When East Germany and West Germany united, East Germany gained from joining the EU because it “could rely on the tried and tested rules and institutions, the West German social market economy and immediate access to large amounts of financial resources”. Unification inspired high expectations, and East Germany gained advanced, sophisticated institutions and administrators. Unification eliminated most of the legal barriers regarding sovereignty, which usually delay establishment of institutions and full EU membership. However, there was a cultural difference between the two Germanys, and institutions were established on top of East Germany’s previous institutions.
There is still a divide between the two sides of Germany in terms of economic prosperity. After ten years of membership, labor productivity was still 60% of that of West Germany. There has been moderate improvement since unification, though. In 1991, East German income per capita compared to West Germany was 40%, and in 2016, East German income per capita compared to West Germany reached two thirds. Due to Soviet occupation for over forty years, East Germany has a higher level of social distrust than its Western counterpart, which plays a role in its development and integration in the EU. Overall, the economic gap between Germany and East Germany has significantly decreased despite remaining differences.
Although the German unification was successful, it highlights potential problems for Northern Ireland to light. Aside from cultural, religious, and historic tensions between Ireland and Northern Ireland, Northern Ireland might not be as developed because it would not go through the negotiation process or receive EU funding for meeting set benchmarks. However, Northern Ireland has been a part of the EU as long as the UK has, so it has the infrastructure required. Additionally, Northern Ireland was not under Soviet rule and has been developing alongside the rest of the UK and Ireland. Given the minor economic differences between the two countries, Irish unification would be the best option for Northern Ireland to remain in the EU.

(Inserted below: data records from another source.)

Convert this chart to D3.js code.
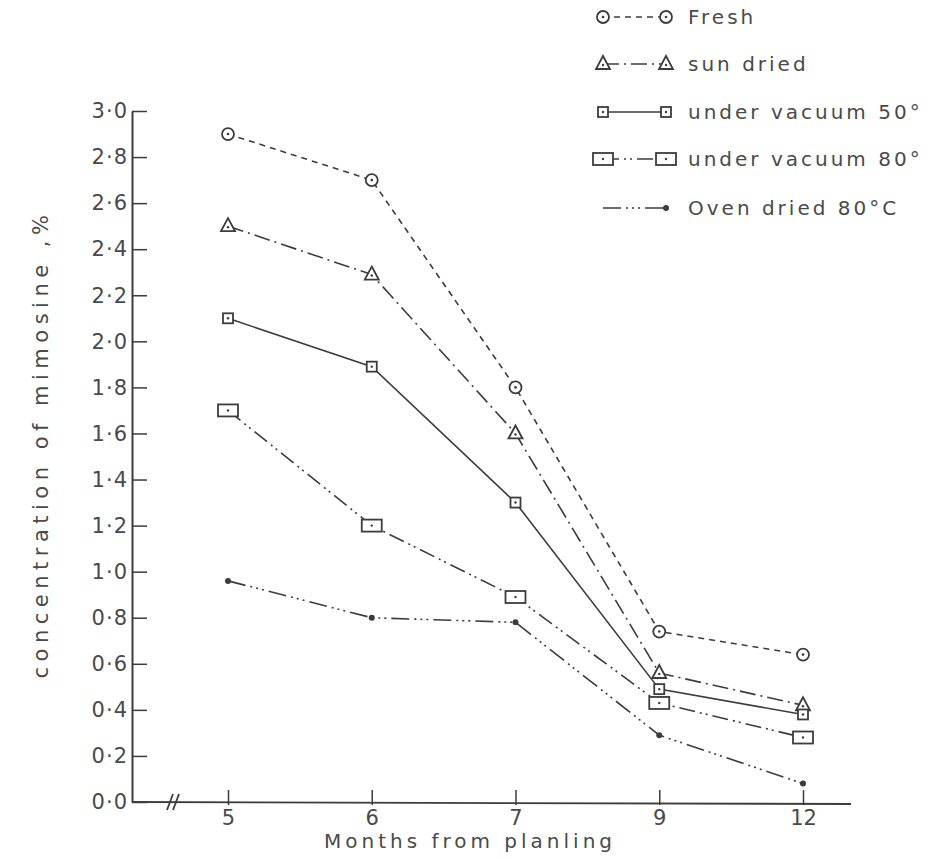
<!DOCTYPE html>
<html>
<head>
<meta charset="utf-8">
<script src="https://cdn.jsdelivr.net/npm/d3@7"></script>
<style>
  body { margin: 0; background: #fff; }
  text { font-family: "DejaVu Sans", sans-serif; fill: #4a4a4a; }
</style>
</head>
<body>
<div id="chart"></div>
<script>
// Months from planting (categories, equally spaced on the axis)
const months = ["5", "6", "7", "9", "12"];

// Mimosine concentration, %
const fresh = [2.9, 2.7, 1.8, 0.74, 0.64];
const sunDried = [2.5, 2.29, 1.6, 0.56, 0.42];
const vacuum50 = [2.1, 1.89, 1.3, 0.49, 0.38];
const vacuum80 = [1.7, 1.2, 0.89, 0.43, 0.28];
const ovenDried = [0.96, 0.8, 0.78, 0.29, 0.08];

const yTicks = [0, 0.2, 0.4, 0.6, 0.8, 1.0, 1.2, 1.4, 1.6, 1.8, 2.0, 2.2, 2.4, 2.6, 2.8, 3.0];

const seriesNames = ["Fresh", "sun dried", "under vacuum 50°", "under vacuum 80°", "Oven dried 80°C"];
const seriesValues = [fresh, sunDried, vacuum50, vacuum80, ovenDried];
const seriesDash = ["6,5", "16,5,2,5", null, "16,5,2,4,2,5", "18,5,2,4,2,4,2,5"];
const seriesMarker = ["circle", "triangle", "square", "rect", "dot"];

const ink = "#3c3c3c";

const svg = d3.select("#chart")
    .append("svg")
    .attr("width", 938)
    .attr("height", 861);

const x = d3.scalePoint().domain(months).range([228, 803]);
const y = d3.scaleLinear().domain([0, 3]).range([802, 111]);
const axisX = 132;

// draw a marker shape at (cx, cy)
function drawMarker(g, type, cx, cy) {
    if (type === "circle") {
        g.append("circle").attr("cx", cx).attr("cy", cy).attr("r", 6)
            .attr("fill", "#fff").attr("stroke", ink).attr("stroke-width", 1.8);
        g.append("circle").attr("cx", cx).attr("cy", cy).attr("r", 1.3).attr("fill", ink);
    } else if (type === "triangle") {
        g.append("path")
            .attr("d", `M${cx},${cy - 8} L${cx + 7},${cy + 5} L${cx - 7},${cy + 5} Z`)
            .attr("fill", "#fff").attr("stroke", ink).attr("stroke-width", 1.8);
        g.append("circle").attr("cx", cx).attr("cy", cy + 1).attr("r", 1.2).attr("fill", ink);
    } else if (type === "square") {
        g.append("rect").attr("x", cx - 5).attr("y", cy - 5).attr("width", 10).attr("height", 10)
            .attr("fill", "#fff").attr("stroke", ink).attr("stroke-width", 1.8);
        g.append("circle").attr("cx", cx).attr("cy", cy).attr("r", 1.2).attr("fill", ink);
    } else if (type === "rect") {
        g.append("rect").attr("x", cx - 10).attr("y", cy - 6).attr("width", 20).attr("height", 12)
            .attr("fill", "#fff").attr("stroke", ink).attr("stroke-width", 1.8);
        g.append("circle").attr("cx", cx).attr("cy", cy).attr("r", 1.2).attr("fill", ink);
    } else {
        g.append("circle").attr("cx", cx).attr("cy", cy).attr("r", 3).attr("fill", ink);
    }
}

// Y axis (ticks point inward, labels on the left)
const yAxis = d3.axisLeft(y)
    .tickValues(yTicks)
    .tickSizeInner(-15)
    .tickSizeOuter(0)
    .tickPadding(4)
    .tickFormat(d => d3.format(".1f")(d).replace(".", "·"));

const gy = svg.append("g")
    .attr("transform", `translate(${axisX},0)`)
    .call(yAxis);
gy.select(".domain").attr("stroke", ink).attr("stroke-width", 2);
gy.selectAll(".tick line").attr("stroke", ink).attr("stroke-width", 1.5);
gy.selectAll(".tick text")
    .style("font-size", "21px")
    .style("letter-spacing", "1px")
    .attr("fill", "#4a4a4a");

// X axis
const xAxis = d3.axisBottom(x)
    .tickSizeInner(-12)
    .tickSizeOuter(0)
    .tickPadding(8);

const gx = svg.append("g")
    .attr("transform", `translate(0,${y(0)})`)
    .call(xAxis);
gx.select(".domain").remove();
gx.selectAll(".tick line").attr("y1", 3).attr("y2", -12).attr("stroke", ink).attr("stroke-width", 1.5);
gx.selectAll(".tick text")
    .style("font-size", "21px")
    .attr("fill", "#4a4a4a");

// x axis baseline with the break mark
svg.append("line")
    .attr("x1", axisX).attr("x2", 851)
    .attr("y1", y(0)).attr("y2", y(0) + 2)
    .attr("stroke", ink).attr("stroke-width", 1.8);
[-3, 3].forEach(off => {
    svg.append("line")
        .attr("x1", 173 + off - 3).attr("y1", y(0) + 8)
        .attr("x2", 173 + off + 3).attr("y2", y(0) - 8)
        .attr("stroke", ink).attr("stroke-width", 1.8);
});

// axis titles
svg.append("text")
    .attr("x", 470).attr("y", 848)
    .attr("text-anchor", "middle")
    .style("font-size", "20px")
    .style("letter-spacing", "4px")
    .text("Months from  planling");

svg.append("text")
    .attr("transform", "translate(48,444) rotate(-90)")
    .attr("text-anchor", "middle")
    .style("font-size", "21px")
    .style("letter-spacing", "5.5px")
    .text("concentration of mimosine ,%");

// series lines and markers
const line = d3.line()
    .x((d, i) => x(months[i]))
    .y(d => y(d));

seriesValues.forEach((vals, s) => {
    svg.append("path")
        .datum(vals)
        .attr("d", line)
        .attr("fill", "none")
        .attr("stroke", ink)
        .attr("stroke-width", 1.6)
        .attr("stroke-dasharray", seriesDash[s]);
});

seriesValues.forEach((vals, s) => {
    const g = svg.append("g");
    vals.forEach((v, i) => drawMarker(g, seriesMarker[s], x(months[i]), y(v)));
});

// legend
const legendY = [17, 64, 112, 159, 208];
seriesNames.forEach((name, s) => {
    const g = svg.append("g");
    const ly = legendY[s];
    g.append("line")
        .attr("x1", 603).attr("x2", 666)
        .attr("y1", ly).attr("y2", ly)
        .attr("stroke", ink).attr("stroke-width", 1.6)
        .attr("stroke-dasharray", seriesDash[s]);
    if (seriesMarker[s] !== "dot") drawMarker(g, seriesMarker[s], 603, ly);
    drawMarker(g, seriesMarker[s], 666, ly);
    g.append("text")
        .attr("x", 688).attr("y", ly)
        .attr("dy", "0.35em")
        .style("font-size", "20px")
        .style("letter-spacing", "3px")
        .text(name);
});
</script>
</body>
</html>
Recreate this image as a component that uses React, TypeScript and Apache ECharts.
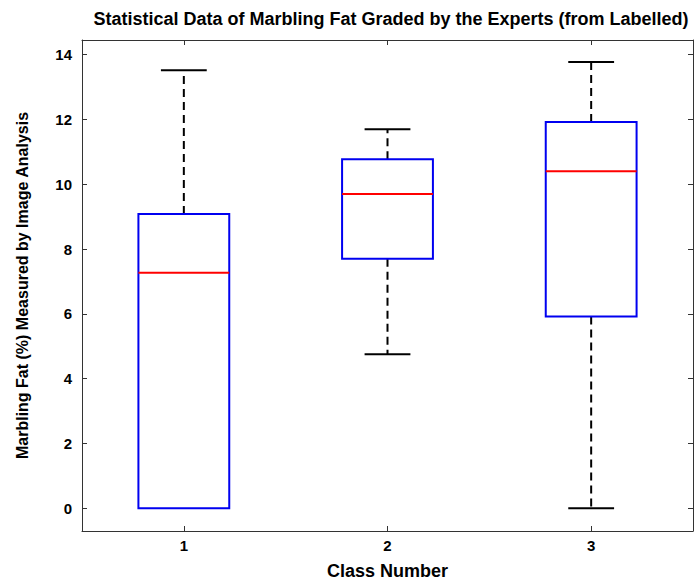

Although Brexit will likely have a negative economic effect on the United Kingdom, the country is large and developed enough to thrive regardless of its EU membership status. However, if Scotland opts for independence, it will struggle while if Northern Ireland unites with the rest of Ireland, it will continue on its path in the EU. In particular, Scotland trades more with the rest of the UK than any other country, dwarfing its exports to non-UK countries by comparison. Looking at other economic indicators like deficit and debt, Scotland’s independence would likely increase borrowing and decrease economic stability and security. As Scotland relies heavily on its robust banking sector, the decrease in stability would lead to less investment and fewer banks in the country. As a result, Scotland would regret leaving the UK because the UK would remain stable and prosperous, as it could get products that usually come from Scotland elsewhere. In addition to economic instability, the likely lengthy amount of time it would take to join the EU, if at all, should dissuade Scotland from independence. With neither the UK nor the EU, Scotland would be a small country of just over 5 million with an unstable economy and decreased trade, investment, and movement of human capital. These consequences should, if Northern Ireland were to pursue independence, persuade Northern Irelanders to unite with the rest of Ireland and join the EU upon unification. Northern Ireland has a simpler path out of the UK and into the EU than Scotland, so it would likely not have a major effect on the economy other than changing currency.